Date : 20020327
Dossier : IMM-1092-01
Référence neutre : 2002 CFPI 345
Ottawa (Ontario), le mercredi 27 mars 2002
EN PRÉSENCE DE MADAME LE JUGE DAWSON
ENTRE :
BRENDA YOJANA GONZALEZ
ANDREA DE LOS ANGELES MORALES
demanderesses
- et -
LE MINISTRE DE LA CITOYENNETÉ ET DE L'IMMIGRATION
défendeur
MOTIFS DE L'ORDONNANCE ET ORDONNANCE
[1] Une revendication du statut de réfugié peut-elle être accueillie sur la foi d'une crainte fondée de persécution du fait de l'appartenance à un groupe social qui est une famille, si le membre de la famille qui est principalement visé par la persécution n'est pas victime de persécution pour un motif énoncé dans la Convention? C'est la question que soulève la présente demande de contrôle judiciaire présentée à l'encontre de la décision du 5 février 2001 rendue par la Section du statut de réfugié de la Commission de l'immigration et du statut de réfugié ( « la SSR » ), qui a statué que les demanderesses n'étaient pas des réfugiées au sens de la Convention.
LES FAITS
[2] Brenda Yojana Gonzalez est une citoyenne de 24 ans du Guatemala. Andrea de los Angeles Morales, sa fille, revendique le statut de réfugié au sens de la Convention sur le fondement de la revendication présentée par sa mère.
[3] La SSR a jugé que Mme Gonzalez était un témoin crédible et digne de foi.

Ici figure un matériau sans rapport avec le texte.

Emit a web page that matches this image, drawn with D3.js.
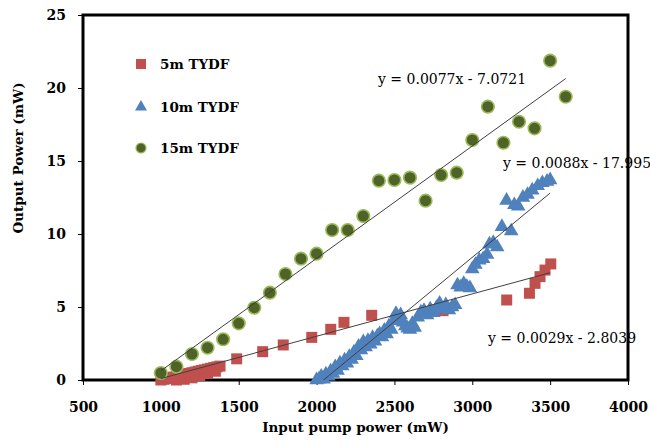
<!DOCTYPE html>
<html>
<head>
<meta charset="utf-8">
<script src="https://cdn.jsdelivr.net/npm/d3@7"></script>
<style>
  body { margin: 0; background: #fff; }
  .tick text { font-family: "DejaVu Serif", serif; font-weight: bold; font-size: 14px; fill: #000; }
  .tick line { stroke: #000; stroke-width: 1; }
  .title { font-family: "DejaVu Serif", serif; font-weight: bold; font-size: 13.5px; fill: #000; }
  .legend text { font-family: "DejaVu Serif", serif; font-weight: bold; font-size: 13.5px; fill: #000; }
  .eq { font-family: "DejaVu Serif", serif; font-size: 14px; fill: #000; }
</style>
</head>
<body>
<div id="chart"></div>
<script>
// ticks
const xTicks = [500, 1000, 1500, 2000, 2500, 3000, 3500, 4000];
const yTicks = [0, 5, 10, 15, 20, 25];

// 5m TYDF (red squares)
const red5mX = [1000, 1020, 1040, 1060, 1080, 1100, 1100, 1120, 1140, 1150, 1160, 1180, 1200, 1200,
                1220, 1240, 1250, 1260, 1280, 1300, 1300, 1320, 1340, 1350, 1360, 1380,
                1487, 1654, 1786, 1969, 2091, 2176, 2354, 2812, 3221, 3367, 3403, 3435, 3467, 3504];
const red5mY = [0, 0.05, 0.1, 0.1, 0.2, 0.25, 0.0, 0.3, 0.35, 0.05, 0.4, 0.45, 0.5, 0.15,
                0.55, 0.6, 0.3, 0.65, 0.7, 0.75, 0.45, 0.8, 0.85, 0.6, 0.9, 0.95,
                1.45, 1.94, 2.4, 2.92, 3.47, 3.95, 4.43, 4.75, 5.48, 5.94, 6.62, 7.08, 7.53, 7.95];

// 10m TYDF (blue triangles)
const blue10mX = [2000, 2015, 2030, 2045, 2060, 2075, 2090, 2105, 2120, 2135, 2150, 2165, 2180, 2195,
                  2210, 2225, 2240, 2255, 2270, 2285, 2300, 2315, 2330, 2345, 2360, 2375, 2390, 2405,
                  2420, 2435, 2450, 2465, 2480, 2495, 2510, 2525, 2540, 2555, 2570, 2585, 2600, 2615,
                  2630, 2650, 2670, 2690, 2710, 2730, 2750, 2770, 2790, 2810, 2830, 2850, 2870, 2890,
                  2905, 2925, 2945, 2965, 2985, 3000, 3020, 3045, 3070, 3095, 3110, 3135, 3160, 3190,
                  3220, 3250, 3270, 3295, 3325, 3355, 3385, 3420, 3450, 3480, 3500];
const blue10mY = [0.0, 0.05, 0.25, 0.05, 0.4, 0.25, 0.6, 0.45, 0.9, 0.65, 1.15, 0.95, 1.35, 1.15,
                  1.6, 1.4, 1.9, 1.65, 2.3, 2.05, 2.6, 2.25, 2.7, 2.45, 2.9, 2.65, 3.0, 3.15,
                  2.95, 3.4, 3.15, 3.7, 3.45, 4.05, 4.55, 4.15, 4.45, 3.95, 3.7, 3.55, 3.45, 3.85,
                  3.6, 4.3, 4.65, 4.75, 4.45, 4.85, 4.6, 4.95, 5.25, 4.85, 5.15, 4.8, 5.0, 5.15,
                  6.5, 6.35, 6.6, 6.4, 6.3, 7.6, 7.9, 8.2, 8.3, 8.6, 9.3, 9.4, 9.1, 10.5,
                  12.3, 10.2, 12.0, 11.9, 12.5, 12.7, 13.0, 13.3, 13.5, 13.6, 13.7];

// 15m TYDF (green circles)
const green15mX = [1000, 1100, 1200, 1300, 1400, 1500, 1600, 1700, 1800, 1900, 2000, 2100, 2200, 2300,
                   2400, 2500, 2600, 2700, 2800, 2900, 3000, 3100, 3200, 3300, 3400, 3500, 3600];
const green15mY = [0.48, 0.91, 1.78, 2.21, 2.79, 3.88, 4.95, 5.98, 7.26, 8.31, 8.65, 10.27, 10.27, 11.23,
                   13.65, 13.7, 13.86, 12.28, 14.04, 14.2, 16.44, 18.72, 16.25, 17.69, 17.24, 21.87, 19.4];

// linear trendlines (Excel)
const seriesNames = ["5m TYDF", "10m TYDF", "15m TYDF"];
const trendSlope = [0.0029, 0.0088, 0.0077];
const trendIntercept = [-2.8039, -17.995, -7.0721];
const trendFrom = [1000, 2000, 1000];
const trendTo = [3500, 3500, 3600];
const trendLabels = ["y = 0.0029x - 2.8039", "y = 0.0088x - 17.995", "y = 0.0077x - 7.0721"];

let margins = { left: 83, right: 22, top: 15, bottom: 61 };
let width = 650 - margins.left - margins.right;
let height = 441 - margins.top - margins.bottom;

let svg = d3.select("#chart").append("svg")
            .attr("width", 650)
            .attr("height", 441);

let g = svg.append("g")
           .attr("transform", `translate(${margins.left},${margins.top})`);

let xScale = d3.scaleLinear().domain([500, 4000]).range([0, width]);
let yScale = d3.scaleLinear().domain([0, 25]).range([height, 0]);

// axes
let xAxis = g.append("g")
             .attr("transform", `translate(0,${height})`)
             .call(d3.axisBottom(xScale).tickValues(xTicks).tickSize(5).tickPadding(17).tickFormat(d3.format("d")));
let yAxis = g.append("g")
             .call(d3.axisLeft(yScale).tickValues(yTicks).tickSize(5).tickPadding(12).tickFormat(d3.format("d")));
xAxis.select(".domain").remove();
yAxis.select(".domain").remove();

// frame
g.append("rect")
 .attr("x", 0).attr("y", 0)
 .attr("width", width).attr("height", height)
 .attr("fill", "none")
 .attr("stroke", "#000")
 .attr("stroke-width", 3);

// markers
const colors = {
  red: "#C0504D",
  blue: "#4F81BD",
  greenFill: "#4F6228",
  greenStroke: "#9BBB59"
};

let redData = red5mX.map((x, i) => ({ x: x, y: red5mY[i] }));
let blueData = blue10mX.map((x, i) => ({ x: x, y: blue10mY[i] }));
let greenData = green15mX.map((x, i) => ({ x: x, y: green15mY[i] }));

g.append("g").selectAll("path")
 .data(redData).enter().append("path")
 .attr("d", d3.symbol().type(d3.symbolSquare).size(121))
 .attr("transform", d => `translate(${xScale(d.x)},${yScale(d.y)})`)
 .attr("fill", colors.red);

g.append("g").selectAll("path")
 .data(blueData).enter().append("path")
 .attr("d", d3.symbol().type(d3.symbolTriangle).size(92))
 .attr("transform", d => `translate(${xScale(d.x)},${yScale(d.y)})`)
 .attr("fill", colors.blue);

g.append("g").selectAll("circle")
 .data(greenData).enter().append("circle")
 .attr("cx", d => xScale(d.x))
 .attr("cy", d => yScale(d.y))
 .attr("r", 6.3)
 .attr("fill", colors.greenFill)
 .attr("stroke", colors.greenStroke)
 .attr("stroke-width", 1.6);

// trendlines, clipped to plot area
svg.append("defs").append("clipPath").attr("id", "plotClip")
   .append("rect").attr("width", width).attr("height", height);

let trends = g.append("g").attr("clip-path", "url(#plotClip)");
trendSlope.forEach((m, i) => {
  let pts = [trendFrom[i], trendTo[i]].map(x => [xScale(x), yScale(m * x + trendIntercept[i])]);
  trends.append("path")
        .attr("d", d3.line()(pts))
        .attr("stroke", "#404040")
        .attr("stroke-width", 1)
        .attr("fill", "none");
});

// equation labels
const eqPos = [[488, 343], [503, 168], [378, 84]];
trendLabels.forEach((t, i) => {
  svg.append("text")
     .attr("class", "eq")
     .attr("x", eqPos[i][0])
     .attr("y", eqPos[i][1])
     .text(t);
});

// legend
let legend = svg.append("g").attr("class", "legend");
const legendY = [64, 107, 148];
legend.append("path")
      .attr("d", d3.symbol().type(d3.symbolSquare).size(100))
      .attr("transform", `translate(141,${legendY[0]})`)
      .attr("fill", colors.red);
legend.append("path")
      .attr("d", d3.symbol().type(d3.symbolTriangle).size(62))
      .attr("transform", `translate(141,${legendY[1]})`)
      .attr("fill", colors.blue);
legend.append("circle")
      .attr("cx", 141).attr("cy", legendY[2]).attr("r", 5)
      .attr("fill", colors.greenFill)
      .attr("stroke", colors.greenStroke)
      .attr("stroke-width", 1.2);
seriesNames.forEach((n, i) => {
  legend.append("text")
        .attr("x", 160)
        .attr("y", legendY[i])
        .attr("dy", "0.35em")
        .text(n);
});

// axis titles
svg.append("text")
   .attr("class", "title")
   .attr("text-anchor", "middle")
   .attr("x", margins.left + width / 2)
   .attr("y", 432)
   .text("Input pump power (mW)");

svg.append("text")
   .attr("class", "title")
   .attr("text-anchor", "middle")
   .attr("transform", "translate(23,158) rotate(-90)")
   .text("Output Power (mW)");
</script>
</body>
</html>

La SSR a accepté son témoignage selon lequel elle vivait avec sa fille et ses parents dans la ville d'Escuintla, au Guatemala. Les parents de Mme Gonzalez étaient des restaurateurs accomplis et étaient perçus comme étant relativement aisés, selon les normes du Guatemala. Le 20 octobre 1999, Mme Gonzalez a été enlevée et maintenue captive jusqu'au versement d'une rançon dans une maison abandonnée à la campagne, où elle a subi des sévices physiques et psychologiques. Après cinq jours, elle s'est échappée et a pu rentrer chez ses parents. Après sa fuite, les ravisseurs ont communiqué avec son père, qui n'avait versé aucune partie de la rançon, en menaçant de se venger et de faire du mal à Mme Gonzalez. Craignant pour la sécurité de leur fille, les parents de Mme Gonzalez l'ont conduite chez un parent dans une autre ville, où elle est restée quelques semaines, puis ils ont envoyé Mme Gonzalez et sa fille chez un autre parent aux États-Unis. N'ayant pu se réclamer de la protection des États-Unis pour les réfugiés et craignant d'être expulsées au Guatemala, Mme Gonzalez et sa fille sont venues au Canada en février 2000 et ont revendiqué le statut de réfugié au sens de la Convention.
LA DÉCISION DE LA SSR
[4] Jugeant que la question au coeur du litige était celle du lien, la SSR s'est prononcée à cet égard dans les termes suivants :
La question déterminante en l'espèce est celle du lien. Les victimes du crime, de la corruption, de l'abus d'autorité ou des vengeances personnelles sont généralement incapables d'établir un lien entre leur crainte d'être persécutées et l'un des cinq critères de la définition du statut qu'elles revendiquent.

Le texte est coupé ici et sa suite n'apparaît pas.